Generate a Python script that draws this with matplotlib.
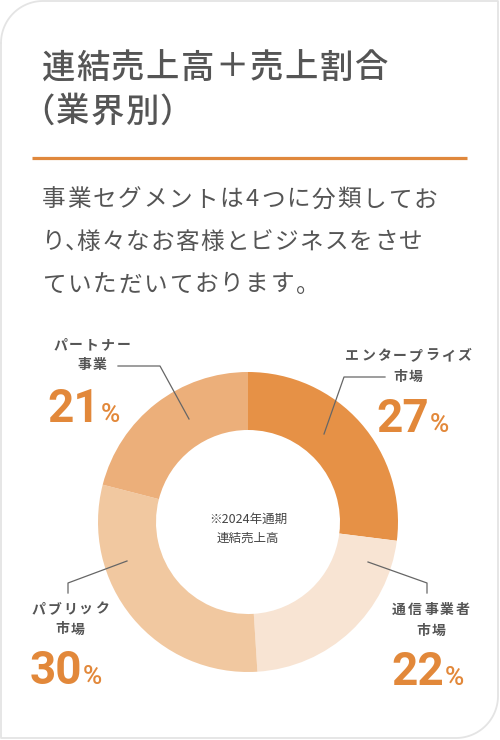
import numpy as np
from matplotlib import pyplot as plt

plt.rcParams['font.family'] = ['Noto Sans CJK JP', 'DejaVu Sans']

# data
segments = [['エンタープライズ', '市場'], ['通信事業者', '市場'], ['パブリック', '市場'], ['パートナー', '事業']]
shares = [27, 22, 30, 21]
colors = ['#E69146', '#F8E4D3', '#F1C8A0', '#ECAF7A']

title_lines = ['連結売上高＋売上割合', '（業界別）']
body_lines = ['事業セグメントは4つに分類してお', 'り、様々なお客様とビジネスをさせ', 'ていただいております。']
center_note = ['※2024年通期', '連結売上高']

# label layout (pixel coords, y down): centre x, first line y, number right x, number baseline
label_pos = [(408, 356, 427, 432), (431, 610, 442, 685), (70, 609, 80, 684), (92, 345, 98, 422)]
leaders = [[(324, 434), (344, 377), (385, 377)],
           [(368, 562), (427, 583), (427, 593)],
           [(127, 561), (68, 583), (68, 593)],
           [(189, 419), (160, 366), (118, 366)]]

GRAY = '#555555'
ORANGE = '#E2883A'
W, H = 500, 740


def spaced(ax, x0, y, s, size, pitch, ha='left', **kw):
    # lay characters out with a fixed pitch (letter-spacing), narrower for half-width chars
    cells = []
    for c in s:
        if c == '、' and cells:
            # tight comma: join it to the previous char as a half-width comma
            prev, w = cells.pop()
            cells.append((prev + '､', w * 1.4))
        elif ord(c) > 0x2000:
            cells.append((c, pitch))
        else:
            cells.append((c, pitch * 0.62))
    if ha == 'center':
        x0 = x0 - sum(w for _, w in cells) / 2
    for c, w in cells:
        if len(c) > 1:
            ax.text(x0 + 1, y, c, ha='left', va='center', fontsize=size, **kw)
        else:
            ax.text(x0 + w / 2, y, c, ha='center', va='center', fontsize=size, **kw)
        x0 += w


fig = plt.figure(figsize=(W / 100, H / 100), dpi=100)

bg = fig.add_axes([0, 0, 1, 1], zorder=0)
bg.set_xlim(0, W)
bg.set_ylim(H, 0)
bg.axis('off')

# card outline: rounded top-left and bottom-right corners
r = 42
t = np.linspace(np.pi, 1.5 * np.pi, 30)
tl = np.column_stack([1 + r + r * np.cos(t), 1 + r + r * np.sin(t)])
t = np.linspace(0, 0.5 * np.pi, 30)
br = np.column_stack([498 - r + r * np.cos(t), 738 - r + r * np.sin(t)])
card = np.vstack([tl, [[498, 1]], br, [[1, 738]], tl[:1]])
bg.plot(card[:, 0], card[:, 1], color='#e4e4e4', lw=1.3)

# donut
pax = fig.add_axes([98 / W, (H - 672) / H, 300 / W, 300 / H], zorder=1)
pax.pie(shares, colors=colors, startangle=90, counterclock=False, radius=1,
        wedgeprops=dict(width=58 / 150, linewidth=0))
pax.set_xlim(-1, 1)
pax.set_ylim(-1, 1)
pax.axis('off')

ax = fig.add_axes([0, 0, 1, 1], zorder=2)
ax.set_xlim(0, W)
ax.set_ylim(H, 0)
ax.axis('off')
ax.patch.set_alpha(0)

# title + rule
spaced(ax, 41, 68, title_lines[0], 24, 34.7, color=GRAY, fontweight='medium')
spaced(ax, 20.5, 112, title_lines[1], 24, 34.7, color=GRAY, fontweight='medium')
ax.plot([32, 467], [158, 158], color='#E0883C', lw=2.3, solid_capstyle='butt')

# body text
body_pitch = [25.4, 24.8, 25.4]
for i, line in enumerate(body_lines):
    spaced(ax, 41, 200 + i * 42.5, line, 17, body_pitch[i], color=GRAY)

# centre note
ax.text(248, 519, center_note[0], ha='center', va='center', fontsize=9, color='#444444')
ax.text(248, 538, center_note[1], ha='center', va='center', fontsize=9, color='#444444')

# labels
for seg, val, (cx, ly, nx, ny), pts in zip(segments, shares, label_pos, leaders):
    spaced(ax, cx, ly, seg[0], 10, 16, ha='center', color=GRAY, fontweight='bold')
    spaced(ax, cx, ly + 20.5, seg[1], 10, 16, ha='center', color=GRAY, fontweight='bold')
    ax.text(nx + 2, ny, str(val), ha='right', va='baseline', fontsize=33, fontweight='bold',
            color=ORANGE, family=['Roboto', 'DejaVu Sans'])
    ax.text(nx + 3, ny, '%', ha='left', va='baseline', fontsize=19, fontweight='medium',
            color=ORANGE, family=['Roboto', 'DejaVu Sans'])
    xs, ys = zip(*pts)
    ax.plot(xs, ys, color='#666666', lw=0.9)

fig.savefig('out.png', dpi=100, facecolor='white')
--------------------------------
## Task
Reproduce only the lines from the beginning of the data through the line that contains "W, H = 500, 740", both included, and please drop the pictures.

## Full answer
Generate a Python script that draws this with matplotlib.
import numpy as np
from matplotlib import pyplot as plt

plt.rcParams['font.family'] = ['Noto Sans CJK JP', 'DejaVu Sans']

# data
segments = [['エンタープライズ', '市場'], ['通信事業者', '市場'], ['パブリック', '市場'], ['パートナー', '事業']]
shares = [27, 22, 30, 21]
colors = ['#E69146', '#F8E4D3', '#F1C8A0', '#ECAF7A']

title_lines = ['連結売上高＋売上割合', '（業界別）']
body_lines = ['事業セグメントは4つに分類してお', 'り、様々なお客様とビジネスをさせ', 'ていただいております。']
center_note = ['※2024年通期', '連結売上高']

# label layout (pixel coords, y down): centre x, first line y, number right x, number baseline
label_pos = [(408, 356, 427, 432), (431, 610, 442, 685), (70, 609, 80, 684), (92, 345, 98, 422)]
leaders = [[(324, 434), (344, 377), (385, 377)],
           [(368, 562), (427, 583), (427, 593)],
           [(127, 561), (68, 583), (68, 593)],
           [(189, 419), (160, 366), (118, 366)]]

GRAY = '#555555'
ORANGE = '#E2883A'
W, H = 500, 740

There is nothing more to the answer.